Christopher Knapp sat on his front steps Saturday evening watching Spokane police search for a homicide suspect.
And then he heard a noise on the far end of the porch. The man wanted in a fatal stabbing at the Spokane Transit Authority Plaza downtown was standing a few yards away.
Knapp, 29, pushed a female friend toward safety, then turned to confront the suspect, Donald T. Phillips, 40. After a few tense moments, Phillips was on the ground in front of the home as Knapp stood over him, a box cutter in hand, calling for officers.
“It was a really good feeling, you know, that I was able to stop this guy and I was able to stop anybody else from getting hurt,” he said.
That was the last of several confrontations Phillips had with residents in the Peaceful Valley neighborhood beneath the Maple Street Bridge.
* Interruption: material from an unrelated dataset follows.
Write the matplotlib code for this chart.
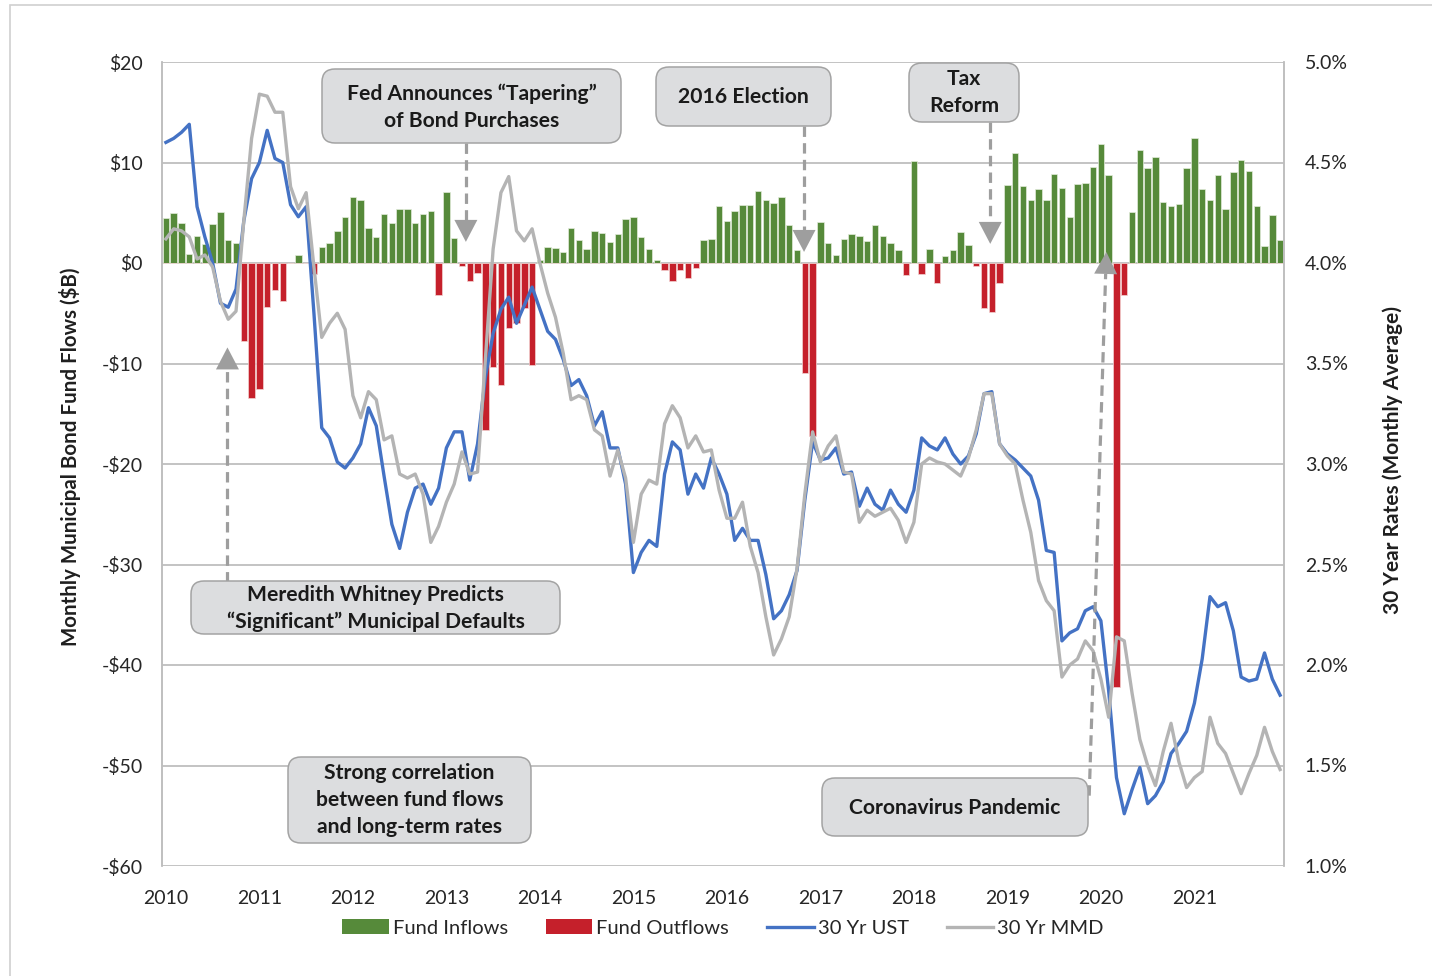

Police also suspect he started a house fire nearby, possibly to divert their attention from the search.
Phillips, who has an extensive criminal history and was wanted on felony warrants, allegedly stabbed a man in the chest inside the bus station at 701 W. Riverside Ave. about 3:20 p.m. Saturday and then walked out of the building.
Police said Phillips – identified from security video – knew the victim, who died at a hospital.
Later, Spokane City Councilman Jon Snyder, who lives in Peaceful Valley, spotted a man fitting the assailant’s description approach a neighbor’s house. Snyder tailed him briefly with 911 on the phone.
Phillips also entered the home of Benjamin Reichow, who was home with his son. Reichow said he spoke with the suspect for about 10 minutes and persuaded him to leave, while his son called the police.
That was just next door to where Knapp lives in the 1400 block of West Main Avenue. The houses sit above a steep, brushy slope, and Knapp believes Phillips may have been hiding back there, waiting for a chance to slip past a heavy police presence in the neighborhood.
When Phillips slipped onto the porch just after 9 p.m., Knapp quickly realized this was probably the man wanted by police.
“I told him to announce himself, and I told him to stop what he was doing,” he said Sunday. “And he kept coming towards me. I basically angled myself to where he had a way to get off the porch and I wasn’t trapped.”
Phillips stepped down off the porch and Knapp followed. “That’s when he reached for something in his pocket, and I pulled my knife,” a box cutter he uses in his work as a door builder.
Knapp repeatedly yelled for police, then was able to compel Phillips to get on the ground in front of the house without laying a hand on him.
“I didn’t take my eyes off the suspect, because I didn’t know exactly what he had on him,” Knapp said.
Phillips acted bewildered and was incoherent, he added.
“He seemed very, very intoxicated,” Knapp said. “When he was trying to speak to me, I couldn’t understand what he was saying. He was slurring his words. He seemed like a cornered animal, basically.”
He said he was grateful Phillips could be apprehended without a physical confrontation.
“Somebody already died and I personally don’t think anybody else needed to,” Knapp said. “I was able to assess and stop the situation without the need for violence.”
Police said they were grateful for his assistance.
“Had he not had the wherewithal to say, ‘Hey, who is that?’ and then let us know when he knew something was up, it’s very possible that we would have lost (Phillips) sometime that night,” police spokeswoman Teresa Fuller said.
Fuller said police were pleased with the patience and cooperation of Peaceful Valley residents during the drawn-out response, which involved patrol officers, SWAT, the Spokane Fire Department, medics, K-9 units and the Air 1 helicopter.
“That on top of everything else just made for a really successful outcome with nobody else injured,” she said.